Estimation fills gaps where readings are missing:

Linear interpolation for short gaps (a few intervals)
Profile-based estimation using historical patterns for longer gaps
Weather-adjusted estimation for gaps during unusual conditions

Editing allows authorized staff to manually correct readings when automated methods are insufficient. Every edit must be audit-trailed with the reason and the original value preserved.

Stream Processing vs. Batch

Batch processing handles the bulk of meter data. Readings arrive in batches (hourly or daily), are processed through VEE, and loaded into the meter data management (MDM) system. Technologies like Apache Spark or cloud-native batch services work well here.

Stream processing handles time-sensitive use cases: outage detection (last-gasp events), tamper alerts, and real-time demand monitoring. Apache Kafka with stream processing (Kafka Streams or Apache Flink) provides the low-latency path.

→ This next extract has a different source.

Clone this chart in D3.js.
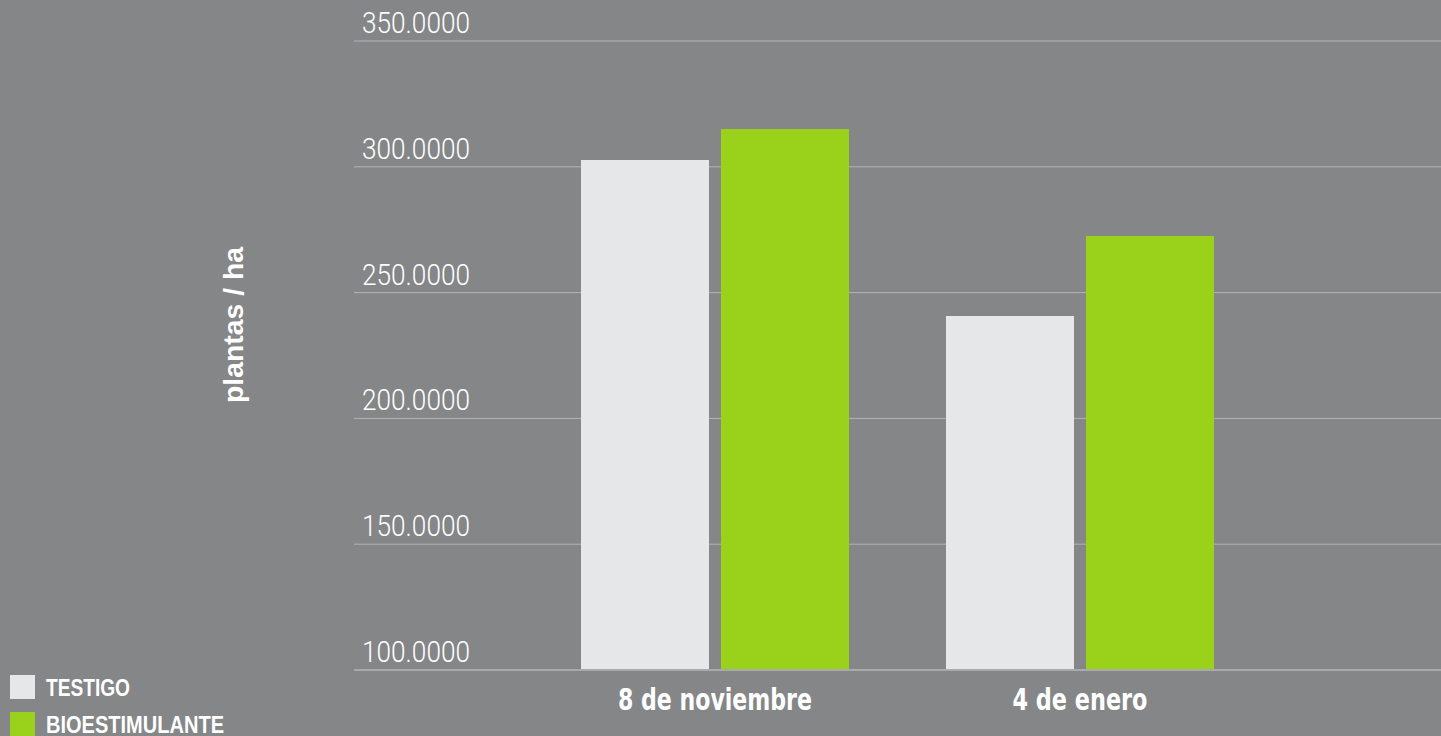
<!DOCTYPE html>
<html>
<head>
<meta charset="utf-8">
<script src="https://cdn.jsdelivr.net/npm/d3@7"></script>
<style>
  body { margin: 0; background: #858688; overflow: hidden; }
  svg { display: block; }
</style>
</head>
<body>
<script>
// data
const categories = ["8 de noviembre", "4 de enero"];
const series = ["TESTIGO", "BIOESTIMULANTE"];
const testigo = [302.7, 240.7];
const bioestimulante = [315.0, 272.5];
const yTicks = [100, 150, 200, 250, 300, 350];
const colors = ["#e6e7e8", "#9ad11a"];

const width = 1441, height = 736;
const plot = { left: 354, right: 1441, top: 41, bottom: 670 };

const svg = d3.select("body").append("svg")
  .attr("width", width)
  .attr("height", height);

const y = d3.scaleLinear().domain([100, 350]).range([plot.bottom, plot.top]);

// groups centred at ~715 and ~1080
const x0 = d3.scaleBand().domain(categories).range([532.5, 1262.5]).paddingInner(0).paddingOuter(0);
const x1 = d3.scaleBand().domain(series).range([0, 268]).paddingInner(0.0857);

/* gridlines + tick labels */
const grid = svg.append("g");
grid.selectAll("line")
  .data(yTicks)
  .enter().append("line")
  .attr("x1", plot.left).attr("x2", plot.right)
  .attr("y1", d => y(d)).attr("y2", d => y(d))
  .attr("stroke", d => d === 100 ? "#a9aaac" : "#b3b4b6")
  .attr("stroke-width", d => d === 100 ? 2 : 1);

grid.selectAll("text")
  .data(yTicks)
  .enter().append("text")
  .attr("x", 362)
  .attr("y", d => y(d) - 8)
  .attr("fill", "#ffffff")
  .attr("font-family", "Roboto, 'Liberation Sans Narrow', sans-serif")
  .attr("font-weight", 300)
  .attr("font-size", 30)
  .attr("textLength", 108)
  .attr("lengthAdjust", "spacingAndGlyphs")
  .text(d => d3.format(".4f")(d));

/* bars */
const rows = categories.map((c, i) => ({ cat: c, vals: [testigo[i], bioestimulante[i]] }));
const groups = svg.append("g").selectAll("g")
  .data(rows)
  .enter().append("g")
  .attr("transform", d => "translate(" + (x0(d.cat) + (x0.bandwidth() - 268) / 2) + ",0)");

groups.selectAll("rect")
  .data(d => d.vals.map((v, j) => ({ s: series[j], v: v, j: j })))
  .enter().append("rect")
  .attr("x", d => x1(d.s))
  .attr("width", x1.bandwidth())
  .attr("y", d => y(d.v))
  .attr("height", d => y(100) - y(d.v) - 1)
  .attr("fill", d => colors[d.j]);

/* x labels */
svg.append("g").selectAll("text")
  .data(categories)
  .enter().append("text")
  .attr("x", d => x0(d) + x0.bandwidth() / 2)
  .attr("y", 710)
  .attr("text-anchor", "middle")
  .attr("fill", "#ffffff")
  .attr("font-family", "'Liberation Sans Narrow', 'DejaVu Sans Condensed', sans-serif")
  .attr("font-weight", "bold")
  .attr("font-size", 31)
  .attr("textLength", (d, i) => i === 0 ? 194 : 135)
  .attr("lengthAdjust", "spacingAndGlyphs")
  .text(d => d);

// y axis title
svg.append("text")
  .attr("transform", "translate(243,325) rotate(-90)")
  .attr("text-anchor", "middle")
  .attr("fill", "#ffffff")
  .attr("font-family", "'Liberation Sans Narrow', sans-serif")
  .attr("font-weight", "bold")
  .attr("font-size", 27)
  .attr("textLength", 156)
  .attr("lengthAdjust", "spacingAndGlyphs")
  .text("plantas / ha");

// legend
const legend = svg.append("g").selectAll("g")
  .data(series)
  .enter().append("g")
  .attr("transform", (d, i) => "translate(10," + (675 + i * 37) + ")");

legend.append("rect")
  .attr("width", 25).attr("height", 24)
  .attr("fill", (d, i) => colors[i]);

legend.append("text")
  .attr("x", 36)
  .attr("y", 21)
  .attr("fill", "#ffffff")
  .attr("font-family", "'Liberation Sans Narrow', sans-serif")
  .attr("font-weight", "bold")
  .attr("font-size", 24)
  .attr("textLength", (d, i) => i === 0 ? 84 : 178)
  .attr("lengthAdjust", "spacingAndGlyphs")
  .text(d => d);
</script>
</body>
</html>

Most implementations run both in parallel: streaming for operational alerts, batch for the authoritative meter data store.

Data Storage

Meter data is time-series data, and it benefits from storage engines optimized for that pattern:

TimescaleDB (PostgreSQL extension) combines time-series performance with SQL familiarity
Apache Cassandra scales horizontally for write-heavy meter data workloads
Cloud time-series services (AWS Timestream, Azure Data Explorer) reduce operational overhead

Partitioning strategy matters. Partition by meter ID and time period. Most queries access a single meter's data over a time range (billing) or all meters at a single point in time (demand analysis). Your partitioning should serve both patterns efficiently.

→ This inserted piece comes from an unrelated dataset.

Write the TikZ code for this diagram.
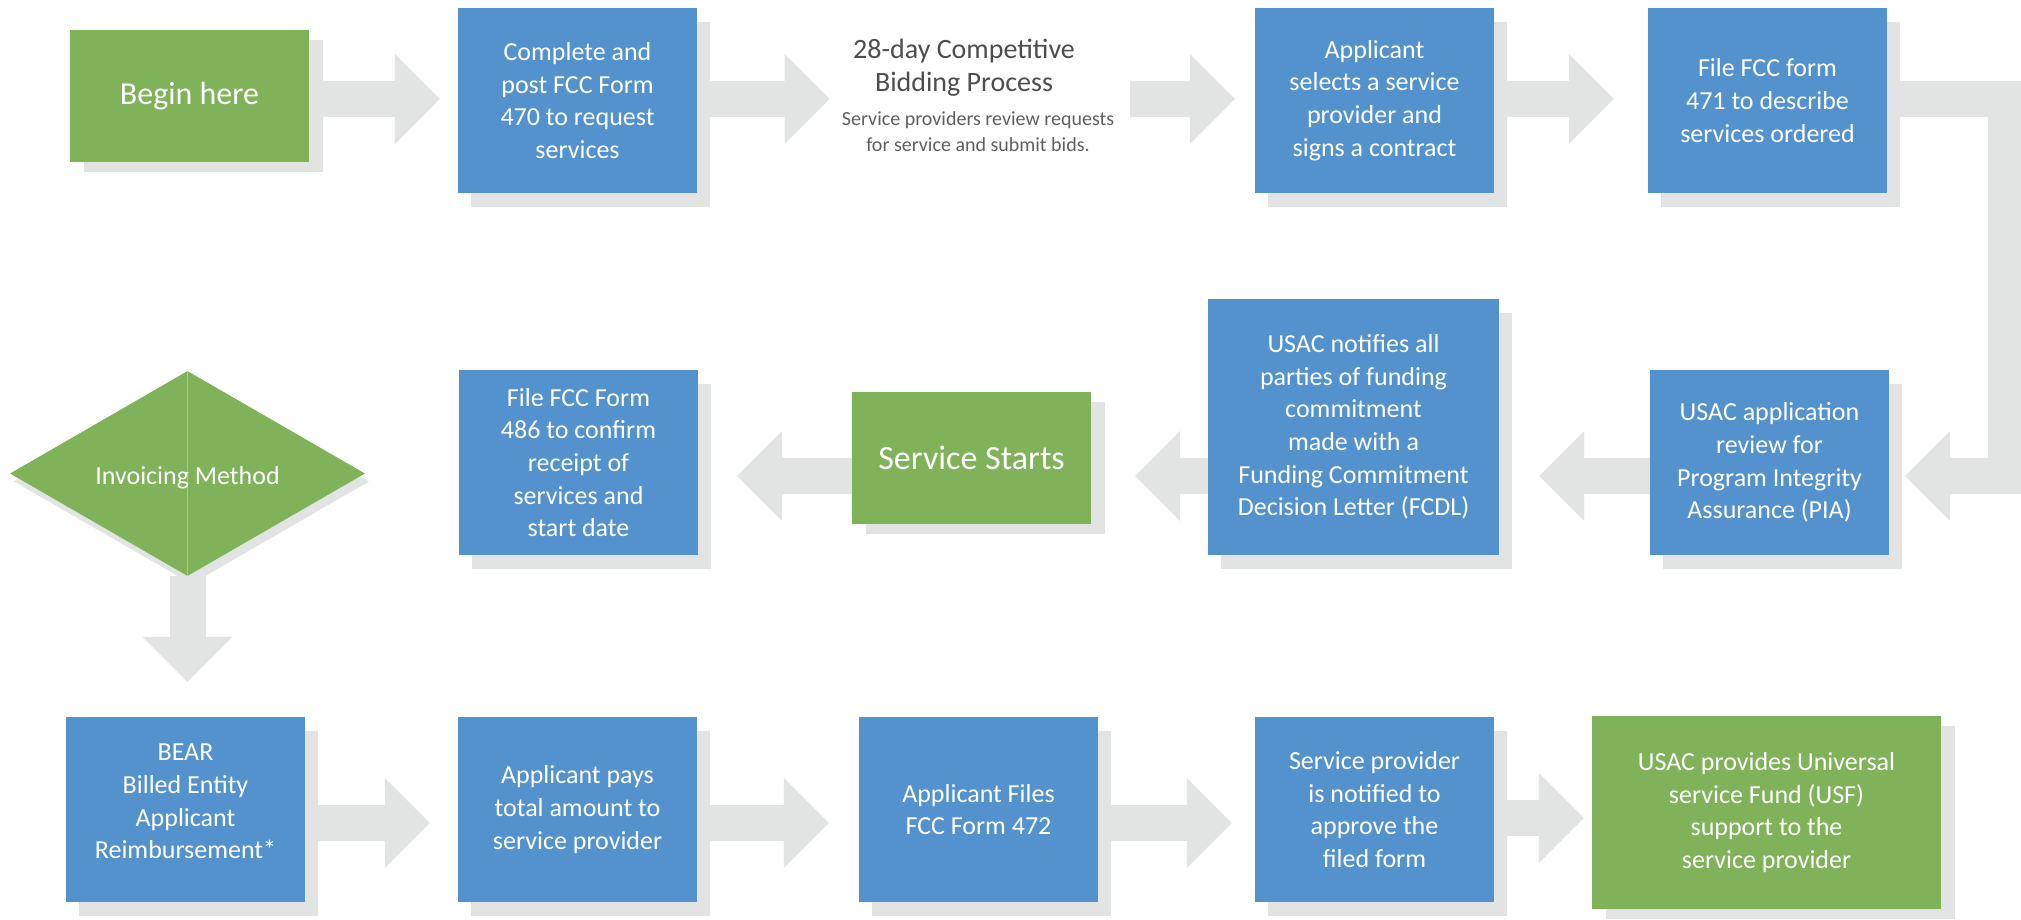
\documentclass[tikz,border=0pt]{standalone}
\usepackage{fontspec}
\setmainfont{Carlito}
\usetikzlibrary{arrows.meta,shapes.geometric,shadows}
\definecolor{boxblue}{RGB}{84,146,206}
\definecolor{boxgreen}{RGB}{128,179,89}
\definecolor{flowgray}{RGB}{226,227,227}
\definecolor{bidgray}{RGB}{77,77,77}
\definecolor{notegray}{RGB}{95,95,95}
\begin{document}
\begin{tikzpicture}[x=1pt,y=-1pt,
    card/.style={text=white, align=center, inner sep=0pt, minimum width=239pt},
    blue box/.style={card, fill=boxblue, minimum height=185pt, font=\fontsize{26}{32.7}\selectfont,
        drop shadow={shadow xshift=13pt, shadow yshift=-14pt, fill=flowgray, opacity=1}},
    green box/.style={card, fill=boxgreen, minimum height=132pt, font=\fontsize{34}{40}\selectfont,
        drop shadow={shadow xshift=14pt, shadow yshift=-10pt, fill=flowgray, opacity=1}},
    flow/.style={draw=flowgray, line width=36pt, -{Triangle[width=90pt,length=45pt,line width=0pt]}}]
    \useasboundingbox (0,0) rectangle (2021,920);
    \coordinate (r1) at (0,99);
    \coordinate (r2) at (0,476);
    \coordinate (r3) at (0,823);
    \coordinate (c1) at (2006,99);
    \coordinate (c2) at (2006,476);
    \node[green box, font=\fontsize{32}{38}\selectfont] (begin) at (189.5,96) {Begin here};
    \node[blue box] (post) at (577.5,100.5) {Complete and\\post FCC Form\\470 to request\\services};
    \node[text=bidgray, align=center, inner sep=0pt, font=\fontsize{28}{33}\selectfont] (bid) at (964,68) {28-day Competitive\\Bidding Process};
    \node[text=notegray, align=center, inner sep=0pt, font=\fontsize{20}{26}\selectfont] (bidnote) at (978,132) {Service providers review requests\\for service and submit bids.};
    \node[blue box] (select) at (1374.5,100.5) {Applicant\\selects a service\\provider and\\signs a contract};
    \node[blue box] (file471) at (1767.5,100.5) {File FCC form\\471 to describe\\services ordered};
    \node[blue box] (pia) at (1769.5,462.5) {USAC application\\review for\\Program Integrity\\Assurance (PIA)};
    \node[blue box, minimum width=291pt, minimum height=256pt] (fcdl) at (1353.5,427) {USAC notifies all\\parties of funding\\commitment\\made with a\\Funding Commitment\\Decision Letter (FCDL)};
    \node[green box] (starts) at (971.5,458) {Service Starts};
    \node[blue box] (f486) at (578.5,462.5) {File FCC Form\\486 to confirm\\receipt of\\services and\\start date};
    \node[diamond, fill=boxgreen, text=white, inner sep=0pt, minimum width=355pt, minimum height=205pt,
        font=\fontsize{26}{32}\selectfont,
        drop shadow={shadow xshift=4pt, shadow yshift=-8pt, fill=flowgray, opacity=1}] (inv) at (187.5,473.5) {};
    \draw[boxgreen!70!white, line width=0.8pt] (inv.north) -- (inv.south);
    \node[text=white, font=\fontsize{26}{32}\selectfont] at ([yshift=-4pt]inv) {Invoicing Method};
    \node[blue box, text depth=16pt] (bear) at (185.5,809.5) {BEAR\\Billed Entity\\Applicant\\Reimbursement*};
    \node[blue box] (pays) at (577.5,809.5) {Applicant pays\\total amount to\\service provider};
    \node[blue box] (f472) at (978.5,809.5) {Applicant Files\\FCC Form 472};
    \node[blue box] (notify) at (1374.5,809.5) {Service provider\\is notified to\\approve the\\filed form};
    \node[green box, minimum width=349pt, minimum height=193pt, font=\fontsize{26}{32.7}\selectfont] (usf) at (1766.5,812.5) {USAC provides Universal\\service Fund (USF)\\support to the\\service provider};
    \draw[flow, shorten >=18pt] (begin.east |- r1) -- (post.west |- r1);
    \draw[flow, shorten >=12pt] (post.east |- r1) -- (bidnote.west |- r1);
    \draw[flow, shorten <=16pt, shorten >=20pt] (bidnote.east |- r1) -- (select.west |- r1);
    \draw[flow, shorten >=34pt] (select.east |- r1) -- (file471.west |- r1);
    \draw[flow, line join=miter, shorten >=16pt] (file471.east |- r1) -- (c1) -- (c2) -- (pia.east |- r2);
    \draw[flow, shorten >=40pt] (pia.west |- r2) -- (fcdl.east |- r2);
    \draw[flow, shorten >=44pt] (fcdl.west |- r2) -- (starts.east |- r2);
    \draw[flow, shorten >=39pt] (starts.west |- r2) -- (f486.east |- r2);
    \draw[flow, shorten >=35pt] (inv.south) -- (inv.south |- bear.north);
    \draw[flow, shorten >=28pt] (bear.east |- r3) -- (pays.west |- r3);
    \draw[flow, shorten >=30pt] (pays.east |- r3) -- (f472.west |- r3);
    \draw[flow, shorten >=23pt] (f472.east |- r3) -- (notify.west |- r3);
    \draw[flow, shorten >=8pt] ([yshift=5pt]notify.east |- r3) -- ([yshift=5pt]usf.west |- r3);
\end{tikzpicture}
\end{document}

Data Retention and Archival

Regulatory requirements typically mandate 3 to 7 years of detailed meter data retention. Design a tiered storage strategy:

Hot storage for recent data (last 6-12 months) on fast, query-optimized databases
Warm storage for older data (1-5 years) on cost-optimized but still queryable storage
Cold archive for regulatory retention beyond active use, using compressed formats on object storage (S3, Azure Blob)

Downstream Consumers

Billing

Billing systems consume validated meter data for invoice calculation. Key integration considerations:

Billing needs register reads at billing cycle boundaries, not raw interval data
Time-of-use tariffs require interval data tagged with the correct tariff period
Net metering for prosumers requires separate import and export register values
Bill determinant calculation (demand charges, reactive power penalties) may require raw interval data

Network Planning

Network planners use aggregated meter data to:

Identify transformer and feeder loading patterns
Forecast load growth for capacity planning
Assess the impact of DER and EV charging on local networks
Validate network models against measured data

Customer Analytics

Disaggregated energy data enables customer-facing services:

Usage comparison with similar households
Peak demand alerts and energy saving recommendations
Identification of unusual consumption patterns that may indicate equipment faults

Data Quality Metrics

Track the health of your meter data pipeline:

Read success rate (percentage of scheduled reads received)
VEE pass rate (percentage of readings passing validation without editing)
Estimation rate (percentage of data points that required estimation)
Latency (time from meter read to data availability in downstream systems)
Billing accuracy (billing disputes attributable to meter data errors)

Set targets for each metric and alert when performance degrades.

Key takeaway: Smart meter data processing is a high-volume data engineering problem that requires careful attention to ingestion reliability, data quality, and tiered storage. Get the pipeline right, and meter data becomes one of your most valuable assets for billing accuracy, grid operations, and customer insight.